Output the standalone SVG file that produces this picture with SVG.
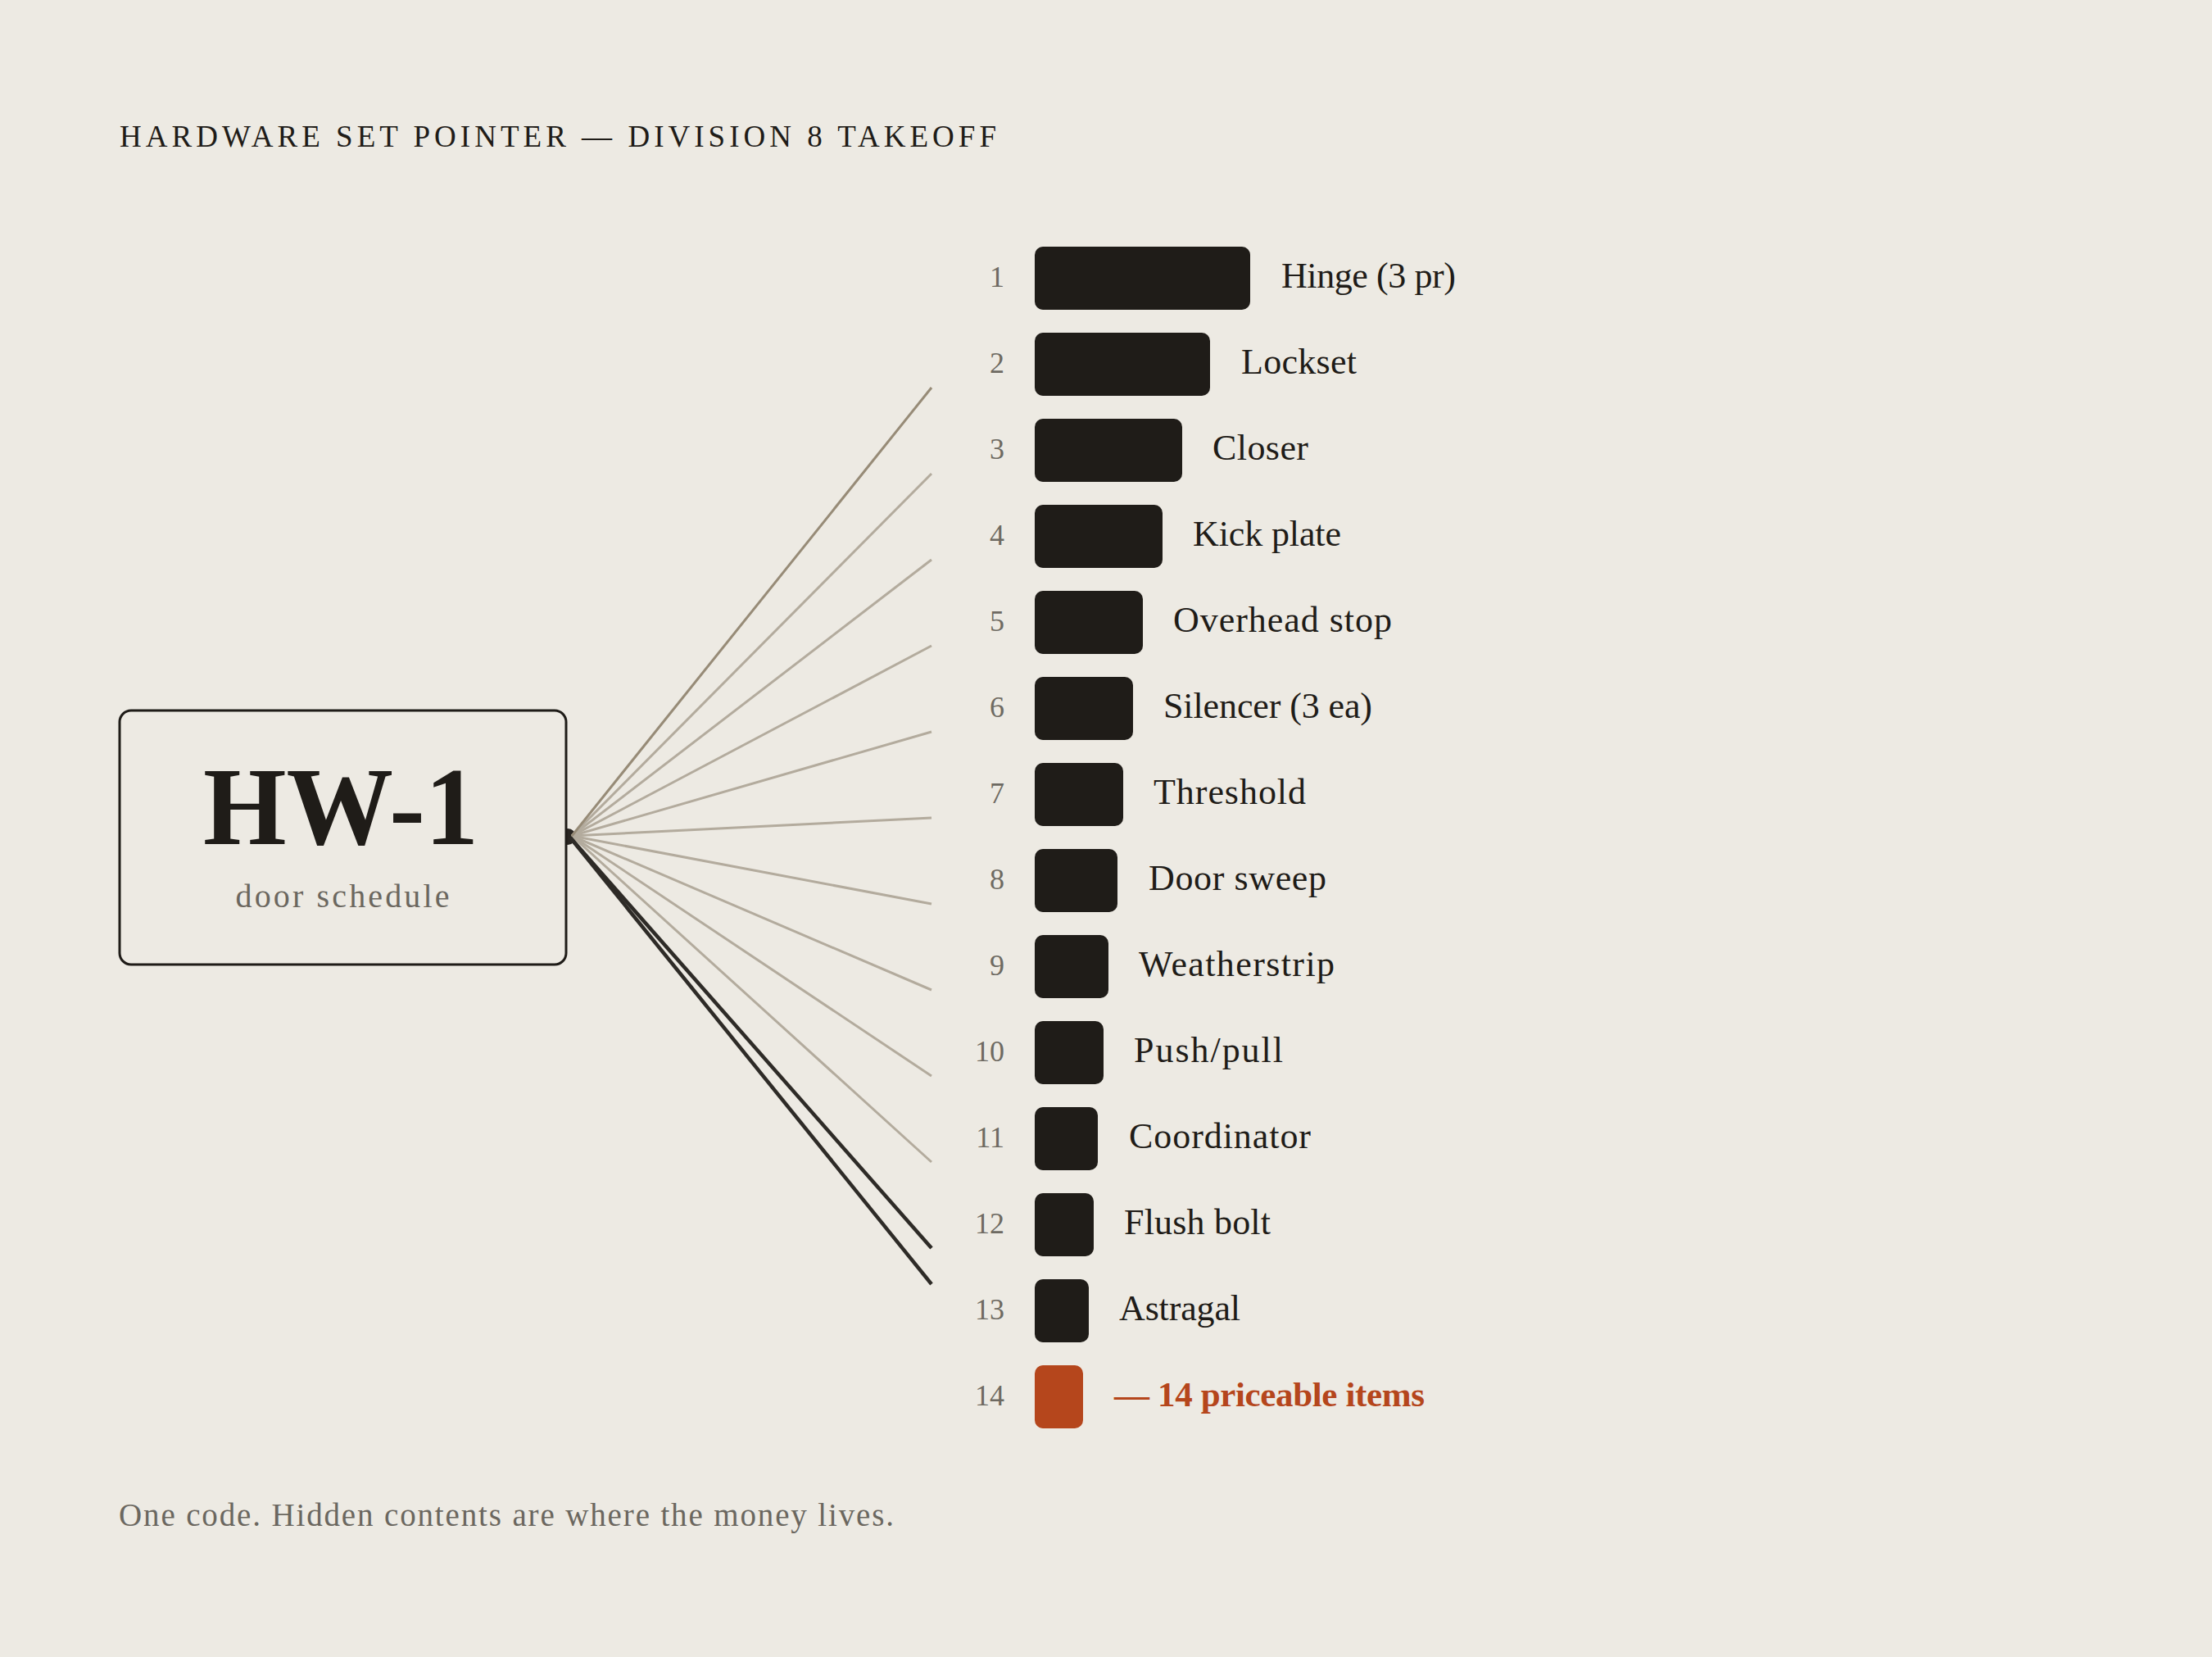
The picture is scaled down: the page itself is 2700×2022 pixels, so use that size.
<svg xmlns="http://www.w3.org/2000/svg" width="2700" height="2022" viewBox="0 0 2700 2022">
<style>
  .serif { font-family: "Liberation Serif", "DejaVu Serif", serif; }
  .title { font-size: 37px; fill: #1F1C18; }
  .num { font-size: 36px; fill: #6E6A62; text-anchor: end; }
  .lbl { font-size: 44px; fill: #1F1C18; }
  .bar { fill: #1F1C18; }
  .bar-hi { fill: #B5461C; }
  .lbl-hi { font-size: 43px; fill: #B5461C; font-weight: bold; }
  .ln-light { stroke: #B3AB9D; stroke-width: 3; fill: none; }
  .ln-mid { stroke: #978B77; stroke-width: 3; fill: none; }
  .ln-dark { stroke: #2E2B27; stroke-width: 4.5; fill: none; }
</style>
<rect x="0" y="0" width="2700" height="2022" fill="#EDEAE3"/>

<text id="title" class="serif title" x="146" y="179" textLength="1070" lengthAdjust="spacing">HARDWARE SET POINTER — DIVISION 8 TAKEOFF</text>

<g id="connectors">
  <circle cx="693" cy="1021" r="10" fill="#2A2622"/>
  <line class="ln-light" x1="698" y1="1020" x2="1137" y2="578"/>
  <line class="ln-light" x1="698" y1="1020" x2="1137" y2="683"/>
  <line class="ln-light" x1="698" y1="1020" x2="1137" y2="788"/>
  <line class="ln-light" x1="698" y1="1020" x2="1137" y2="893"/>
  <line class="ln-light" x1="698" y1="1020" x2="1137" y2="998"/>
  <line class="ln-light" x1="698" y1="1020" x2="1137" y2="1103"/>
  <line class="ln-light" x1="698" y1="1020" x2="1137" y2="1208"/>
  <line class="ln-light" x1="698" y1="1020" x2="1137" y2="1313"/>
  <line class="ln-light" x1="698" y1="1020" x2="1137" y2="1418"/>
  <line class="ln-mid" x1="698" y1="1020" x2="1137" y2="473"/>
  <line class="ln-dark" x1="696" y1="1022" x2="1137" y2="1523"/>
  <line class="ln-dark" x1="696" y1="1022" x2="1137" y2="1567"/>
</g>

<g id="hw1">
  <rect x="146" y="867" width="545" height="310" rx="14" ry="14" fill="#EDEAE3" stroke="#1F1C18" stroke-width="3"/>
  <text class="serif" x="416" y="1030" font-size="136" font-weight="bold" fill="#1F1C18" text-anchor="middle" textLength="336" lengthAdjust="spacingAndGlyphs">HW-1</text>
  <text class="serif" x="418" y="1107" font-size="40" fill="#6B675F" text-anchor="middle" textLength="261" lengthAdjust="spacing">door schedule</text>
</g>

<g id="item1"><text class="serif num" x="1226" y="350">1</text><rect class="bar" x="1263" y="301" width="263" height="77" rx="10"/><text class="serif lbl" x="1564" y="351" textLength="213" lengthAdjust="spacing">Hinge (3 pr)</text></g>
<g id="item2"><text class="serif num" x="1226" y="455">2</text><rect class="bar" x="1263" y="406" width="214" height="77" rx="10"/><text class="serif lbl" x="1515" y="456" textLength="141" lengthAdjust="spacing">Lockset</text></g>
<g id="item3"><text class="serif num" x="1226" y="560">3</text><rect class="bar" x="1263" y="511" width="180" height="77" rx="10"/><text class="serif lbl" x="1480" y="561" textLength="117" lengthAdjust="spacing">Closer</text></g>
<g id="item4"><text class="serif num" x="1226" y="665">4</text><rect class="bar" x="1263" y="616" width="156" height="77" rx="10"/><text class="serif lbl" x="1456" y="666" textLength="181" lengthAdjust="spacing">Kick plate</text></g>
<g id="item5"><text class="serif num" x="1226" y="770">5</text><rect class="bar" x="1263" y="721" width="132" height="77" rx="10"/><text class="serif lbl" x="1432" y="771" textLength="267" lengthAdjust="spacing">Overhead stop</text></g>
<g id="item6"><text class="serif num" x="1226" y="875">6</text><rect class="bar" x="1263" y="826" width="120" height="77" rx="10"/><text class="serif lbl" x="1420" y="876" textLength="255" lengthAdjust="spacing">Silencer (3 ea)</text></g>
<g id="item7"><text class="serif num" x="1226" y="980">7</text><rect class="bar" x="1263" y="931" width="108" height="77" rx="10"/><text class="serif lbl" x="1408" y="981" textLength="186" lengthAdjust="spacing">Threshold</text></g>
<g id="item8"><text class="serif num" x="1226" y="1085">8</text><rect class="bar" x="1263" y="1036" width="101" height="77" rx="10"/><text class="serif lbl" x="1402" y="1086" textLength="217" lengthAdjust="spacing">Door sweep</text></g>
<g id="item9"><text class="serif num" x="1226" y="1190">9</text><rect class="bar" x="1263" y="1141" width="90" height="77" rx="10"/><text class="serif lbl" x="1390" y="1191" textLength="239" lengthAdjust="spacing">Weatherstrip</text></g>
<g id="item10"><text class="serif num" x="1226" y="1295">10</text><rect class="bar" x="1263" y="1246" width="84" height="77" rx="10"/><text class="serif lbl" x="1384" y="1296" textLength="182" lengthAdjust="spacing">Push/pull</text></g>
<g id="item11"><text class="serif num" x="1226" y="1400">11</text><rect class="bar" x="1263" y="1351" width="77" height="77" rx="10"/><text class="serif lbl" x="1378" y="1401" textLength="222" lengthAdjust="spacing">Coordinator</text></g>
<g id="item12"><text class="serif num" x="1226" y="1505">12</text><rect class="bar" x="1263" y="1456" width="72" height="77" rx="10"/><text class="serif lbl" x="1372" y="1506" textLength="179" lengthAdjust="spacing">Flush bolt</text></g>
<g id="item13"><text class="serif num" x="1226" y="1610">13</text><rect class="bar" x="1263" y="1561" width="66" height="77" rx="10"/><text class="serif lbl" x="1366" y="1611" textLength="148" lengthAdjust="spacing">Astragal</text></g>
<g id="item14"><text class="serif num" x="1226" y="1715">14</text><rect class="bar-hi" x="1263" y="1666" width="59" height="77" rx="10"/><text class="serif lbl-hi" x="1360" y="1716" textLength="379" lengthAdjust="spacing">— 14 priceable items</text></g>

<text id="footer" class="serif" x="145" y="1862" font-size="39" fill="#6B675F" textLength="946" lengthAdjust="spacing">One code. Hidden contents are where the money lives.</text>
</svg>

::::::

• [What is asked]:
Copy out exactly the lines running from the one with "The picture is" to the one with "DIVISION 8 TAKEOFF</text>", including both ends, and nothing more.

• [Answer to the exercise]:
The picture is scaled down: the page itself is 2700×2022 pixels, so use that size.
<svg xmlns="http://www.w3.org/2000/svg" width="2700" height="2022" viewBox="0 0 2700 2022">
<style>
  .serif { font-family: "Liberation Serif", "DejaVu Serif", serif; }
  .title { font-size: 37px; fill: #1F1C18; }
  .num { font-size: 36px; fill: #6E6A62; text-anchor: end; }
  .lbl { font-size: 44px; fill: #1F1C18; }
  .bar { fill: #1F1C18; }
  .bar-hi { fill: #B5461C; }
  .lbl-hi { font-size: 43px; fill: #B5461C; font-weight: bold; }
  .ln-light { stroke: #B3AB9D; stroke-width: 3; fill: none; }
  .ln-mid { stroke: #978B77; stroke-width: 3; fill: none; }
  .ln-dark { stroke: #2E2B27; stroke-width: 4.5; fill: none; }
</style>
<rect x="0" y="0" width="2700" height="2022" fill="#EDEAE3"/>

<text id="title" class="serif title" x="146" y="179" textLength="1070" lengthAdjust="spacing">HARDWARE SET POINTER — DIVISION 8 TAKEOFF</text>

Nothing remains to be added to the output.